--- Data section ---
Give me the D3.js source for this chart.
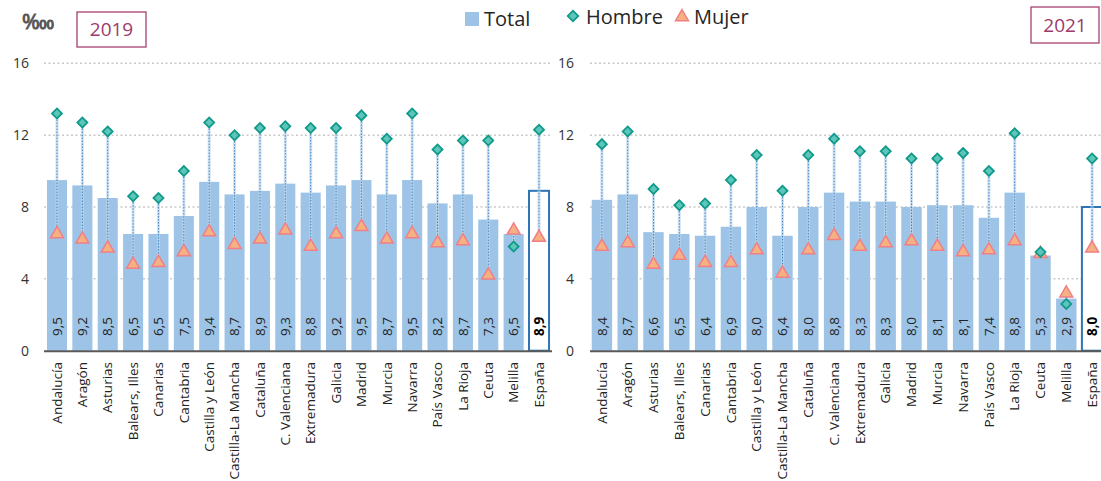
<!DOCTYPE html>
<html><head><meta charset="utf-8">
<script src="https://cdn.jsdelivr.net/npm/d3@7"></script>
<style>body{margin:0;background:#fff}svg{display:block;font-family:"Open Sans",sans-serif}</style>
</head><body>
<svg id="c" width="1101" height="481"></svg>
<script>
const categories = ["Andalucía","Aragón","Asturias","Balears, Illes","Canarias","Cantabria","Castilla y León","Castilla-La Mancha","Cataluña","C. Valenciana","Extremadura","Galicia","Madrid","Murcia","Navarra","País Vasco","La Rioja","Ceuta","Melilla","España"];
const total2019 = [9.5,9.2,8.5,6.5,6.5,7.5,9.4,8.7,8.9,9.3,8.8,9.2,9.5,8.7,9.5,8.2,8.7,7.3,6.5,8.9];
const hombre2019 = [13.2,12.7,12.2,8.6,8.5,10.0,12.7,12.0,12.4,12.5,12.4,12.4,13.1,11.8,13.2,11.2,11.7,11.7,5.8,12.3];
const mujer2019 = [6.5,6.2,5.7,4.8,4.9,5.5,6.6,5.9,6.2,6.7,5.8,6.5,6.9,6.2,6.5,6.0,6.1,4.2,6.7,6.3];
const total2021 = [8.4,8.7,6.6,6.5,6.4,6.9,8.0,6.4,8.0,8.8,8.3,8.3,8.0,8.1,8.1,7.4,8.8,5.3,2.9,8.0];
const hombre2021 = [11.5,12.2,9.0,8.1,8.2,9.5,10.9,8.9,10.9,11.8,11.1,11.1,10.7,10.7,11.0,10.0,12.1,5.5,2.6,10.7];
const mujer2021 = [5.8,6.0,4.8,5.3,4.9,4.9,5.6,4.3,5.6,6.4,5.8,6.0,6.1,5.8,5.5,5.6,6.1,5.4,3.2,5.7];
const yTicks = [0,4,8,12,16];
const years = ["2019","2021"];
const seriesNames = ["Total","Hombre","Mujer"];

const svg = d3.select("#c");
const BAR = "#9dc3e6", HOM_F = "#5cc6b8", HOM_S = "#0f9a8c", MUJ_F = "#f6b183", MUJ_S = "#f07f86";
const y = d3.scaleLinear().domain([0,16]).range([350.7,63.3]);

function panel(cfg){
  const x = d3.scaleBand().domain(categories).range(cfg.range).paddingInner(0.21).paddingOuter(0.105);
  const g = svg.append("g");
  g.selectAll(".grid").data(yTicks.filter(d=>d>0)).join("line")
    .attr("x1",cfg.gx[0]).attr("x2",cfg.gx[1]).attr("y1",d=>y(d)).attr("y2",d=>y(d))
    .attr("stroke","#c9c9c9").attr("stroke-width",1.5).attr("stroke-dasharray","2,2.5");
  const ax = d3.axisLeft(y).tickValues(yTicks).tickSize(0).tickPadding(0);
  const ag = g.append("g").attr("transform",`translate(${cfg.lx},0)`).call(ax);
  ag.select(".domain").remove();
  ag.selectAll("text").attr("font-size",14).attr("fill","#333").attr("font-family","Open Sans");
  const n = categories.length;
  g.selectAll(".bar").data(cfg.total).join("rect")
    .attr("x",(d,i)=>x(categories[i])).attr("width",x.bandwidth())
    .attr("y",d=>y(d)).attr("height",d=>y(0)-y(d))
    .attr("fill",(d,i)=>i===n-1?"#fff":BAR)
    .attr("stroke",(d,i)=>i===n-1?"#2e75b6":"none").attr("stroke-width",2);
  g.append("line").attr("x1",cfg.gx[0]).attr("x2",cfg.gx[1]).attr("y1",y(0)+0.5).attr("y2",y(0)+0.5)
    .attr("stroke","#595959").attr("stroke-width",2);
  const cx = i => x(categories[i]) + x.bandwidth()/2;
  g.selectAll(".dlh").data(cfg.hombre).join("line")
    .attr("x1",(d,i)=>cx(i)).attr("x2",(d,i)=>cx(i))
    .attr("y1",d=>y(d)).attr("y2",(d,i)=>y(cfg.mujer[i]))
    .attr("stroke","#bdd7ee").attr("stroke-width",3).attr("opacity",0.7);
  g.selectAll(".dl").data(cfg.hombre).join("line")
    .attr("x1",(d,i)=>cx(i)).attr("x2",(d,i)=>cx(i))
    .attr("y1",d=>y(d)).attr("y2",(d,i)=>y(cfg.mujer[i]))
    .attr("stroke","#2e75b6").attr("stroke-width",1).attr("stroke-dasharray","1.5,1.5").attr("opacity",0.85);
  g.selectAll(".vl").data(cfg.total).join("text")
    .attr("transform",(d,i)=>`translate(${cx(i)},336) rotate(-90)`)
    .attr("dy","0.35em").attr("font-size",13.5)
    .attr("font-weight",(d,i)=>i===n-1?"bold":"normal")
    .attr("fill",(d,i)=>i===n-1?"#000":"#222")
    .text(d=>d.toFixed(1).replace(".",","));
  g.selectAll(".mm").data(cfg.mujer).join("path")
    .attr("d",d3.symbol().type(d3.symbolTriangle).size(72)).attr("transform",(d,i)=>`translate(${cx(i)},${y(d)})`)
    .attr("fill",MUJ_F).attr("stroke",MUJ_S).attr("stroke-width",1.5);
  g.selectAll(".hm").data(cfg.hombre).join("path")
    .attr("d",d3.symbol().type(d3.symbolSquare).size(50)).attr("transform",(d,i)=>`translate(${cx(i)},${y(d)}) rotate(45)`)
    .attr("fill",HOM_F).attr("stroke",HOM_S).attr("stroke-width",1.8);
  g.selectAll(".cl").data(categories).join("text")
    .attr("transform",d=>`translate(${x(d)+x.bandwidth()/2},362) rotate(-90)`)
    .attr("dy","0.35em").attr("text-anchor","end").attr("font-size",13.5).attr("fill","#222")
    .text(d=>d);
  g.append("rect").attr("x",cfg.box[0]).attr("y",cfg.box[1]).attr("width",cfg.box[2]).attr("height",cfg.box[3])
    .attr("fill","#fff").attr("stroke","#a3416f").attr("stroke-width",1.3);
  g.append("text").attr("x",cfg.box[0]+cfg.box[2]/2).attr("y",cfg.box[1]+cfg.box[3]/2).attr("dy","0.35em")
    .attr("text-anchor","middle").attr("font-size",19).attr("fill","#9b3a6b").text(cfg.year);
}

panel({range:[44.3,551.7], gx:[44,552], lx:29, total:total2019, hombre:hombre2019, mujer:mujer2019, box:[77,12,69,35], year:years[0]});
panel({range:[589,1105], gx:[590,1101], lx:574, total:total2021, hombre:hombre2021, mujer:mujer2021, box:[1031,7,68,36], year:years[1]});

svg.append("text").attr("x",22).attr("y",29).attr("font-size",21).attr("font-weight","bold").attr("fill","#595959").text("‱");

const lg = svg.append("g");
lg.append("rect").attr("x",465).attr("y",12).attr("width",14).attr("height",14).attr("fill",BAR);
lg.append("text").attr("x",484).attr("y",26).attr("font-size",20).attr("fill","#262626").text(seriesNames[0]);
lg.append("path").attr("d",d3.symbol().type(d3.symbolSquare).size(55)).attr("transform","translate(573,16) rotate(45)")
  .attr("fill",HOM_F).attr("stroke",HOM_S).attr("stroke-width",1.8);
lg.append("text").attr("x",586).attr("y",24).attr("font-size",20).attr("fill","#262626").text(seriesNames[1]);
lg.append("path").attr("d",d3.symbol().type(d3.symbolTriangle).size(72)).attr("transform","translate(682,17)")
  .attr("fill",MUJ_F).attr("stroke",MUJ_S).attr("stroke-width",1.5);
lg.append("text").attr("x",694).attr("y",24).attr("font-size",20).attr("fill","#262626").text(seriesNames[2]);
</script>
</body></html>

--- Exercise prompt ---
Restate the whole listing above exactly, please, omitting every image.

--- Problem solution ---
Give me the D3.js source for this chart.
<!DOCTYPE html>
<html><head><meta charset="utf-8">
<script src="https://cdn.jsdelivr.net/npm/d3@7"></script>
<style>body{margin:0;background:#fff}svg{display:block;font-family:"Open Sans",sans-serif}</style>
</head><body>
<svg id="c" width="1101" height="481"></svg>
<script>
const categories = ["Andalucía","Aragón","Asturias","Balears, Illes","Canarias","Cantabria","Castilla y León","Castilla-La Mancha","Cataluña","C. Valenciana","Extremadura","Galicia","Madrid","Murcia","Navarra","País Vasco","La Rioja","Ceuta","Melilla","España"];
const total2019 = [9.5,9.2,8.5,6.5,6.5,7.5,9.4,8.7,8.9,9.3,8.8,9.2,9.5,8.7,9.5,8.2,8.7,7.3,6.5,8.9];
const hombre2019 = [13.2,12.7,12.2,8.6,8.5,10.0,12.7,12.0,12.4,12.5,12.4,12.4,13.1,11.8,13.2,11.2,11.7,11.7,5.8,12.3];
const mujer2019 = [6.5,6.2,5.7,4.8,4.9,5.5,6.6,5.9,6.2,6.7,5.8,6.5,6.9,6.2,6.5,6.0,6.1,4.2,6.7,6.3];
const total2021 = [8.4,8.7,6.6,6.5,6.4,6.9,8.0,6.4,8.0,8.8,8.3,8.3,8.0,8.1,8.1,7.4,8.8,5.3,2.9,8.0];
const hombre2021 = [11.5,12.2,9.0,8.1,8.2,9.5,10.9,8.9,10.9,11.8,11.1,11.1,10.7,10.7,11.0,10.0,12.1,5.5,2.6,10.7];
const mujer2021 = [5.8,6.0,4.8,5.3,4.9,4.9,5.6,4.3,5.6,6.4,5.8,6.0,6.1,5.8,5.5,5.6,6.1,5.4,3.2,5.7];
const yTicks = [0,4,8,12,16];
const years = ["2019","2021"];
const seriesNames = ["Total","Hombre","Mujer"];

const svg = d3.select("#c");
const BAR = "#9dc3e6", HOM_F = "#5cc6b8", HOM_S = "#0f9a8c", MUJ_F = "#f6b183", MUJ_S = "#f07f86";
const y = d3.scaleLinear().domain([0,16]).range([350.7,63.3]);

function panel(cfg){
  const x = d3.scaleBand().domain(categories).range(cfg.range).paddingInner(0.21).paddingOuter(0.105);
  const g = svg.append("g");
  g.selectAll(".grid").data(yTicks.filter(d=>d>0)).join("line")
    .attr("x1",cfg.gx[0]).attr("x2",cfg.gx[1]).attr("y1",d=>y(d)).attr("y2",d=>y(d))
    .attr("stroke","#c9c9c9").attr("stroke-width",1.5).attr("stroke-dasharray","2,2.5");
  const ax = d3.axisLeft(y).tickValues(yTicks).tickSize(0).tickPadding(0);
  const ag = g.append("g").attr("transform",`translate(${cfg.lx},0)`).call(ax);
  ag.select(".domain").remove();
  ag.selectAll("text").attr("font-size",14).attr("fill","#333").attr("font-family","Open Sans");
  const n = categories.length;
  g.selectAll(".bar").data(cfg.total).join("rect")
    .attr("x",(d,i)=>x(categories[i])).attr("width",x.bandwidth())
    .attr("y",d=>y(d)).attr("height",d=>y(0)-y(d))
    .attr("fill",(d,i)=>i===n-1?"#fff":BAR)
    .attr("stroke",(d,i)=>i===n-1?"#2e75b6":"none").attr("stroke-width",2);
  g.append("line").attr("x1",cfg.gx[0]).attr("x2",cfg.gx[1]).attr("y1",y(0)+0.5).attr("y2",y(0)+0.5)
    .attr("stroke","#595959").attr("stroke-width",2);
  const cx = i => x(categories[i]) + x.bandwidth()/2;
  g.selectAll(".dlh").data(cfg.hombre).join("line")
    .attr("x1",(d,i)=>cx(i)).attr("x2",(d,i)=>cx(i))
    .attr("y1",d=>y(d)).attr("y2",(d,i)=>y(cfg.mujer[i]))
    .attr("stroke","#bdd7ee").attr("stroke-width",3).attr("opacity",0.7);
  g.selectAll(".dl").data(cfg.hombre).join("line")
    .attr("x1",(d,i)=>cx(i)).attr("x2",(d,i)=>cx(i))
    .attr("y1",d=>y(d)).attr("y2",(d,i)=>y(cfg.mujer[i]))
    .attr("stroke","#2e75b6").attr("stroke-width",1).attr("stroke-dasharray","1.5,1.5").attr("opacity",0.85);
  g.selectAll(".vl").data(cfg.total).join("text")
    .attr("transform",(d,i)=>`translate(${cx(i)},336) rotate(-90)`)
    .attr("dy","0.35em").attr("font-size",13.5)
    .attr("font-weight",(d,i)=>i===n-1?"bold":"normal")
    .attr("fill",(d,i)=>i===n-1?"#000":"#222")
    .text(d=>d.toFixed(1).replace(".",","));
  g.selectAll(".mm").data(cfg.mujer).join("path")
    .attr("d",d3.symbol().type(d3.symbolTriangle).size(72)).attr("transform",(d,i)=>`translate(${cx(i)},${y(d)})`)
    .attr("fill",MUJ_F).attr("stroke",MUJ_S).attr("stroke-width",1.5);
  g.selectAll(".hm").data(cfg.hombre).join("path")
    .attr("d",d3.symbol().type(d3.symbolSquare).size(50)).attr("transform",(d,i)=>`translate(${cx(i)},${y(d)}) rotate(45)`)
    .attr("fill",HOM_F).attr("stroke",HOM_S).attr("stroke-width",1.8);
  g.selectAll(".cl").data(categories).join("text")
    .attr("transform",d=>`translate(${x(d)+x.bandwidth()/2},362) rotate(-90)`)
    .attr("dy","0.35em").attr("text-anchor","end").attr("font-size",13.5).attr("fill","#222")
    .text(d=>d);
  g.append("rect").attr("x",cfg.box[0]).attr("y",cfg.box[1]).attr("width",cfg.box[2]).attr("height",cfg.box[3])
    .attr("fill","#fff").attr("stroke","#a3416f").attr("stroke-width",1.3);
  g.append("text").attr("x",cfg.box[0]+cfg.box[2]/2).attr("y",cfg.box[1]+cfg.box[3]/2).attr("dy","0.35em")
    .attr("text-anchor","middle").attr("font-size",19).attr("fill","#9b3a6b").text(cfg.year);
}

panel({range:[44.3,551.7], gx:[44,552], lx:29, total:total2019, hombre:hombre2019, mujer:mujer2019, box:[77,12,69,35], year:years[0]});
panel({range:[589,1105], gx:[590,1101], lx:574, total:total2021, hombre:hombre2021, mujer:mujer2021, box:[1031,7,68,36], year:years[1]});

svg.append("text").attr("x",22).attr("y",29).attr("font-size",21).attr("font-weight","bold").attr("fill","#595959").text("‱");

const lg = svg.append("g");
lg.append("rect").attr("x",465).attr("y",12).attr("width",14).attr("height",14).attr("fill",BAR);
lg.append("text").attr("x",484).attr("y",26).attr("font-size",20).attr("fill","#262626").text(seriesNames[0]);
lg.append("path").attr("d",d3.symbol().type(d3.symbolSquare).size(55)).attr("transform","translate(573,16) rotate(45)")
  .attr("fill",HOM_F).attr("stroke",HOM_S).attr("stroke-width",1.8);
lg.append("text").attr("x",586).attr("y",24).attr("font-size",20).attr("fill","#262626").text(seriesNames[1]);
lg.append("path").attr("d",d3.symbol().type(d3.symbolTriangle).size(72)).attr("transform","translate(682,17)")
  .attr("fill",MUJ_F).attr("stroke",MUJ_S).attr("stroke-width",1.5);
lg.append("text").attr("x",694).attr("y",24).attr("font-size",20).attr("fill","#262626").text(seriesNames[2]);
</script>
</body></html>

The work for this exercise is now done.